I'm very thankful to my mom for giving me a better life than that. For giving her sister a better life. You see, that same year is when she met my dad, and never looked back.
You see, I don't know your mom but I severely doubt that she never looked back. Experiences like these tend to haunt people for years if not forever! As I said before: I'm glad I have no personal experience of rape - but I know more than enough people who do. My roomie was raped when I was in my early twenties. I was the one who picked her up from where it happened, the one who went through everything with her.

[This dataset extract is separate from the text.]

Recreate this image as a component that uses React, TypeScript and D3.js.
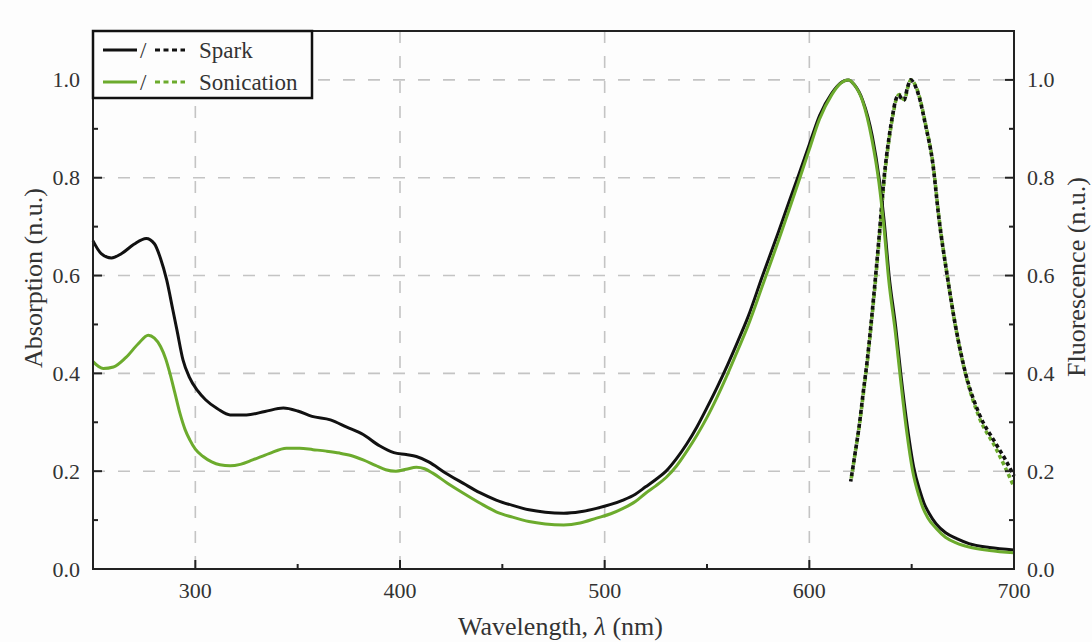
import { useMemo } from "react";
import * as d3 from "d3";

const WIDTH = 1092;
const HEIGHT = 642;
const MARGIN = { top: 31, right: 78, bottom: 73, left: 93 };

const BLACK = "#111111";
const GREEN = "#6cab2d";
const TEXT = "#333333";
const FONT = "'Liberation Serif', 'Times New Roman', serif";

// absorption, spark (black solid)
const sparkAbsX = [
  250, 254, 259, 264, 270, 276, 280, 283, 286, 289, 291, 294, 297, 301, 305, 311, 317, 325, 334, 343,
  350, 357, 366, 374, 382, 390, 397, 403, 408, 414, 422, 431, 439, 447, 455, 463, 471, 480, 488, 496,
  503, 509, 515, 520, 525, 530, 535, 540, 545, 550, 555, 560, 565, 570, 577, 585, 590, 595, 600, 605,
  611, 615, 619, 622, 626, 630.8, 634.1, 636.5, 639, 642.2, 644.7, 647.9, 651, 654, 656, 658.5, 662,
  666.6, 672, 678, 688, 700,
];
const sparkAbsY = [
  0.671, 0.645, 0.636, 0.645, 0.664, 0.676, 0.665, 0.635, 0.591, 0.53, 0.489, 0.427, 0.393, 0.365,
  0.346, 0.327, 0.315, 0.315, 0.322, 0.329, 0.323, 0.312, 0.305, 0.29, 0.275, 0.252, 0.238, 0.234,
  0.23, 0.219, 0.197, 0.175, 0.156, 0.141, 0.13, 0.121, 0.116, 0.114, 0.117, 0.124, 0.132, 0.141,
  0.153, 0.168, 0.183, 0.2, 0.225, 0.255, 0.29, 0.33, 0.372, 0.417, 0.465, 0.515, 0.598, 0.69, 0.75,
  0.808, 0.868, 0.927, 0.973, 0.993, 1.0, 0.99, 0.959, 0.884, 0.799, 0.714, 0.599, 0.495, 0.399, 0.291,
  0.208, 0.16, 0.135, 0.114, 0.092, 0.074, 0.062, 0.052, 0.044, 0.039,
];

// absorption, sonication (green solid)
const sonicAbsX = [
  250, 255, 260, 266, 272, 277, 280, 283, 285.5, 287.6, 290, 292.5, 295, 297.3, 300, 303.8, 308, 312,
  317, 322, 328, 336, 344.5, 351, 357.5, 364, 370.5, 376, 382, 388, 393, 398, 403, 408, 412, 416, 423,
  431, 439, 447, 455, 463, 471, 480, 488, 496, 503, 509, 515, 520, 525, 530, 535, 540, 545, 550, 555,
  560, 565, 570, 577, 585, 590, 595, 600, 605, 611, 615, 619, 622, 626, 630.5, 634, 636.3, 638.8, 642,
  644.5, 647.5, 650.5, 653.5, 655.5, 658, 662, 666.5, 672, 678, 688, 700,
];
const sonicAbsY = [
  0.424, 0.41, 0.413, 0.432, 0.46, 0.478, 0.472, 0.455, 0.43, 0.4, 0.36, 0.318, 0.285, 0.264, 0.245,
  0.23, 0.219, 0.213, 0.211, 0.214, 0.223, 0.236, 0.247, 0.247, 0.244, 0.241, 0.237, 0.232, 0.223,
  0.212, 0.203, 0.2, 0.204, 0.208, 0.205, 0.196, 0.176, 0.155, 0.135, 0.117, 0.106, 0.097, 0.092,
  0.09, 0.094, 0.104, 0.113, 0.124, 0.138, 0.155, 0.17, 0.187, 0.21, 0.24, 0.273, 0.31, 0.352, 0.398,
  0.447, 0.497, 0.578, 0.672, 0.733, 0.795, 0.858, 0.92, 0.97, 0.992, 1.0, 0.99, 0.957, 0.88, 0.79,
  0.705, 0.59, 0.485, 0.39, 0.283, 0.2, 0.15, 0.125, 0.104, 0.083, 0.065, 0.053, 0.045, 0.038, 0.033,
];

// fluorescence (dashed), right axis
const sparkFlX = [
  620.2, 622.3, 624.3, 626.3, 628.3, 630, 631.6, 634.1, 636.5, 639, 641, 642.2, 643.8, 645, 646.3,
  648, 649.5, 651.5, 653.6, 656.9, 660.1, 663.4, 667.4, 671.5, 676.4, 682.9, 691, 696, 700,
];
const sparkFlY = [
  0.179, 0.235, 0.291, 0.36, 0.427, 0.495, 0.564, 0.68, 0.799, 0.884, 0.935, 0.959, 0.969, 0.962,
  0.959, 0.985, 1.0, 0.99, 0.966, 0.905, 0.836, 0.714, 0.599, 0.495, 0.399, 0.318, 0.257, 0.222, 0.19,
];
const sonicFlX = [
  620.5, 622.5, 624.5, 626.5, 628.5, 630.2, 631.8, 634.3, 636.7, 639.2, 641.2, 642.4, 644, 645.2,
  646.5, 648.2, 649.7, 651.7, 653.8, 657.1, 660.3, 663.6, 667.6, 671.7, 676.6, 683, 691, 696, 700,
];
const sonicFlY = [
  0.185, 0.24, 0.295, 0.362, 0.43, 0.498, 0.566, 0.682, 0.8, 0.885, 0.936, 0.96, 0.97, 0.963, 0.96,
  0.986, 1.0, 0.99, 0.965, 0.903, 0.832, 0.71, 0.594, 0.49, 0.394, 0.31, 0.248, 0.205, 0.168,
];

const xTicks = [300, 400, 500, 600, 700];
const xMinor = [250, 350, 450, 550, 650];
const yTicks = [0, 0.2, 0.4, 0.6, 0.8, 1.0];
const yMinor = [0.1, 0.3, 0.5, 0.7, 0.9];

type Pt = [number, number];
const zip = (xs: number[], ys: number[]): Pt[] => xs.map((x, i) => [x, ys[i]]);

const App = () => {
  const boundsWidth = WIDTH - MARGIN.left - MARGIN.right;
  const boundsHeight = HEIGHT - MARGIN.top - MARGIN.bottom;

  const xScale = useMemo(() => d3.scaleLinear().domain([250, 700]).range([0, boundsWidth]), []);
  const yScale = useMemo(() => d3.scaleLinear().domain([0, 1.1]).range([boundsHeight, 0]), []);

  const line = d3
    .line<Pt>()
    .x((d) => xScale(d[0]))
    .y((d) => yScale(d[1]))
    .curve(d3.curveMonotoneX);

  const grid = (
    <g stroke="#c4c4c4" strokeWidth={1.6} strokeDasharray="12 13">
      {xTicks.slice(0, -1).map((v) => (
        <line key={"gx" + v} x1={xScale(v)} x2={xScale(v)} y1={0} y2={boundsHeight} />
      ))}
      {yTicks.slice(1).map((v) => (
        <line key={"gy" + v} x1={0} x2={boundsWidth} y1={yScale(v)} y2={yScale(v)} />
      ))}
    </g>
  );

  const ticks = (
    <g stroke="#222" strokeWidth={2}>
      {xTicks.map((v) => (
        <line key={"tx" + v} x1={xScale(v)} x2={xScale(v)} y1={boundsHeight} y2={boundsHeight - 9} />
      ))}
      {xMinor.map((v) => (
        <line key={"mx" + v} x1={xScale(v)} x2={xScale(v)} y1={boundsHeight} y2={boundsHeight - 5} />
      ))}
      {yTicks.map((v) => (
        <g key={"ty" + v}>
          <line x1={0} x2={9} y1={yScale(v)} y2={yScale(v)} />
          <line x1={boundsWidth} x2={boundsWidth - 9} y1={yScale(v)} y2={yScale(v)} />
        </g>
      ))}
      {yMinor.map((v) => (
        <g key={"my" + v}>
          <line x1={0} x2={5} y1={yScale(v)} y2={yScale(v)} />
          <line x1={boundsWidth} x2={boundsWidth - 5} y1={yScale(v)} y2={yScale(v)} />
        </g>
      ))}
    </g>
  );

  const tickLabels = (
    <g fill={TEXT} fontFamily={FONT} fontSize={22}>
      {xTicks.map((v) => (
        <text key={"lx" + v} x={xScale(v)} y={boundsHeight + 29} textAnchor="middle">
          {v}
        </text>
      ))}
      {yTicks.map((v) => (
        <g key={"ly" + v}>
          <text x={-13} y={yScale(v)} textAnchor="end" dominantBaseline="central">
            {v.toFixed(1)}
          </text>
          <text x={boundsWidth + 13} y={yScale(v)} textAnchor="start" dominantBaseline="central">
            {v.toFixed(1)}
          </text>
        </g>
      ))}
    </g>
  );

  return (
    <div style={{ position: "absolute", left: 0, top: 0 }}>
      <svg width={WIDTH} height={HEIGHT} style={{ display: "block" }}>
        <rect width={WIDTH} height={HEIGHT} fill="#fdfdfd" />
        <g transform={`translate(${MARGIN.left},${MARGIN.top})`}>
          {grid}
          <path d={line(zip(sonicFlX, sonicFlY)) || ""} fill="none" stroke={GREEN} strokeWidth={3.6} strokeDasharray="4 3" />
          <path d={line(zip(sparkFlX, sparkFlY)) || ""} fill="none" stroke={BLACK} strokeWidth={3.6} strokeDasharray="4 3" strokeDashoffset={1.5} />
          <path d={line(zip(sparkAbsX, sparkAbsY)) || ""} fill="none" stroke={BLACK} strokeWidth={3} />
          <path d={line(zip(sonicAbsX, sonicAbsY)) || ""} fill="none" stroke={GREEN} strokeWidth={3} />
          {ticks}
          <rect x={0} y={0} width={boundsWidth} height={boundsHeight} fill="none" stroke="#222" strokeWidth={2} />
          {tickLabels}

          {/* legend */}
          <g>
            <rect x={0} y={0} width={219} height={67} fill="#fdfdfd" stroke="#111" strokeWidth={2.5} />
            <line x1={10} x2={44} y1={19} y2={19} stroke={BLACK} strokeWidth={3} />
            <line x1={62} x2={92} y1={19} y2={19} stroke={BLACK} strokeWidth={3} strokeDasharray="5 3.5" />
            <line x1={10} x2={44} y1={51} y2={51} stroke={GREEN} strokeWidth={3} />
            <line x1={62} x2={92} y1={51} y2={51} stroke={GREEN} strokeWidth={3} strokeDasharray="5 3.5" />
            <g fill={TEXT} fontFamily={FONT} fontSize={23}>
              <text x={47} y={19} dominantBaseline="central">/</text>
              <text x={47} y={51} dominantBaseline="central">/</text>
              <text x={106} y={19} dominantBaseline="central">Spark</text>
              <text x={106} y={51} dominantBaseline="central">Sonication</text>
            </g>
          </g>
        </g>

        <g fill={TEXT} fontFamily={FONT} fontSize={26}>
          <text x={MARGIN.left + boundsWidth / 2 + 7} y={635} textAnchor="middle">
            Wavelength, <tspan fontStyle="italic">λ</tspan> (nm)
          </text>
          <text transform="translate(42,278) rotate(-90)" textAnchor="middle">
            Absorption (n.u.)
          </text>
          <text transform="translate(1085,277) rotate(-90)" textAnchor="middle">
            Fluorescence (n.u.)
          </text>
        </g>
      </svg>
    </div>
  );
};

export default App;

And then years later she apologized to me for 'putting
me through this'. She felt sorry for
me, not herself! I never even felt as though I was going through anything. And I certainly don't think I'd have had a better life if she'd suffered in silence. I just hate how women are basically expected always to put the interests of everyone and the neighbour's dog before their own - even when they clearly need to put themselves first for a change. Basically we're being lauded for treating ourselves like shit after others have done so. No thanks! [insert pukey smiley here]

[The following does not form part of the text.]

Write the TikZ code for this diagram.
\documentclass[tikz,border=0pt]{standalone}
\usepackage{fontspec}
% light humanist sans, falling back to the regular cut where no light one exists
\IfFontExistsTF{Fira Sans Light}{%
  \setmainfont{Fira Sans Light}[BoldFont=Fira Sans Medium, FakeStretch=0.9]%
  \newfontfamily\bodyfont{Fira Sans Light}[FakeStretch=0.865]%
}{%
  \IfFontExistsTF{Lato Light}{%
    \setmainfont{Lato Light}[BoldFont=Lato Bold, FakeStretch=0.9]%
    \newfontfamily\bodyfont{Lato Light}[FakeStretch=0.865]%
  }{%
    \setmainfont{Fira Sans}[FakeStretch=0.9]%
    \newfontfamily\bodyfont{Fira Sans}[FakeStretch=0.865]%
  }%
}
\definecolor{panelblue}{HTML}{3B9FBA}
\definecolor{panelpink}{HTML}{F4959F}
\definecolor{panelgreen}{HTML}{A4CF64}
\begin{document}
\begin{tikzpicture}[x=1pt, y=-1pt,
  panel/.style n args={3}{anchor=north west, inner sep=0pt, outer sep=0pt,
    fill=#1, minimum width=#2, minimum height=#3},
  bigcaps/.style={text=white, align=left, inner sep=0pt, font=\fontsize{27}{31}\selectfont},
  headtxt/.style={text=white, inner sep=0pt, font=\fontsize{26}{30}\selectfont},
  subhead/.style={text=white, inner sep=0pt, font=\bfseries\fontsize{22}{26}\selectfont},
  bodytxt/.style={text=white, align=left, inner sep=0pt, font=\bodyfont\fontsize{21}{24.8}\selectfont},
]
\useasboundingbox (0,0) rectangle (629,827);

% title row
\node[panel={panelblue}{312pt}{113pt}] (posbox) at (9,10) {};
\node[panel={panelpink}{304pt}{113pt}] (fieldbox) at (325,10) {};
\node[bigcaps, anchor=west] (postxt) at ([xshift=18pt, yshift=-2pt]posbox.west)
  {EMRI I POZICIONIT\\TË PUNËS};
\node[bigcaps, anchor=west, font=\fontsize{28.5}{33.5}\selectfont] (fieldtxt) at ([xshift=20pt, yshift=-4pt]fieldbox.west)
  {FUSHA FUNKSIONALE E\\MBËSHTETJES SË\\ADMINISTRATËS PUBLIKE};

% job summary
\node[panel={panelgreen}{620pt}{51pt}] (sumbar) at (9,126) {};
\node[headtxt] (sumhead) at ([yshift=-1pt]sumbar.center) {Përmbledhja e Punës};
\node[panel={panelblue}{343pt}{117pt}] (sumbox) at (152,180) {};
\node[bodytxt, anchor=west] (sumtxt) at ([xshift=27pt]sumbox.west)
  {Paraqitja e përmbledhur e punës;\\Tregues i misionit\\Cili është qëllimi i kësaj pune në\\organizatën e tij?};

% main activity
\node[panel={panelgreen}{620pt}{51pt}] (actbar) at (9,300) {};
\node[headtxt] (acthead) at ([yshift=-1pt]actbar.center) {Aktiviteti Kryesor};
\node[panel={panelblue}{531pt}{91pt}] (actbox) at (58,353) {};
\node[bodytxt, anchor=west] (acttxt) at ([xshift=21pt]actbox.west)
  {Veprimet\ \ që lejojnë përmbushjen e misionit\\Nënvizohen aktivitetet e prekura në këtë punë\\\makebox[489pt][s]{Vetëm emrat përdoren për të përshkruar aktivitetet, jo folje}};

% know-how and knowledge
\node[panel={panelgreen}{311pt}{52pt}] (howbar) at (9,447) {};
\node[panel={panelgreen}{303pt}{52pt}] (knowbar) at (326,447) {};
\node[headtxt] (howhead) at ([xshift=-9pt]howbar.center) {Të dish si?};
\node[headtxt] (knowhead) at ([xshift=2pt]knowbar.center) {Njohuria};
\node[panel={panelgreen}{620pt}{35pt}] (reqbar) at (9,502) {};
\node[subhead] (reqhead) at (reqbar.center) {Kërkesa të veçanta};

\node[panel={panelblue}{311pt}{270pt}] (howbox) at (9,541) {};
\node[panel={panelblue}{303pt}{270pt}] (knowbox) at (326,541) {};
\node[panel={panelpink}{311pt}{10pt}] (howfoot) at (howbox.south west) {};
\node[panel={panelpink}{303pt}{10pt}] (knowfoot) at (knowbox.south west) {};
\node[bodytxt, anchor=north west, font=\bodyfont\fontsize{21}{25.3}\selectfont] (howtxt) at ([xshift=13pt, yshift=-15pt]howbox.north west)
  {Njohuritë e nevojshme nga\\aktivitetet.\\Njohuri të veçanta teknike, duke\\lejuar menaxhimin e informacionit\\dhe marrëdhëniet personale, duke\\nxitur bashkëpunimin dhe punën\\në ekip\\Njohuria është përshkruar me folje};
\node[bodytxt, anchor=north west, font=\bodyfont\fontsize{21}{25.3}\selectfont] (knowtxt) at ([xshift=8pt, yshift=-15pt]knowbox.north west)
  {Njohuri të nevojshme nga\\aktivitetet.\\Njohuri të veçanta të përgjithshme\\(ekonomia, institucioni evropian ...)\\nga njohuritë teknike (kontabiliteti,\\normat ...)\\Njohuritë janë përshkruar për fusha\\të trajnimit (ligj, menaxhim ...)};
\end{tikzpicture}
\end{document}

That would be me - as said before: I don't post here much. Except I don't think there's anything wrong with me.
I've read the posts of many women who think there's something wrong with them - for their whole lives, and reading stupid shit on the internet placed there with no thought by insensitive dickheads just makes it worse.
Same here! Which is why I'm sufficiently pissed off to stop lurking right now.
And as for the dandruff: Rinsing with vinegar says my mom. And mom always knows best!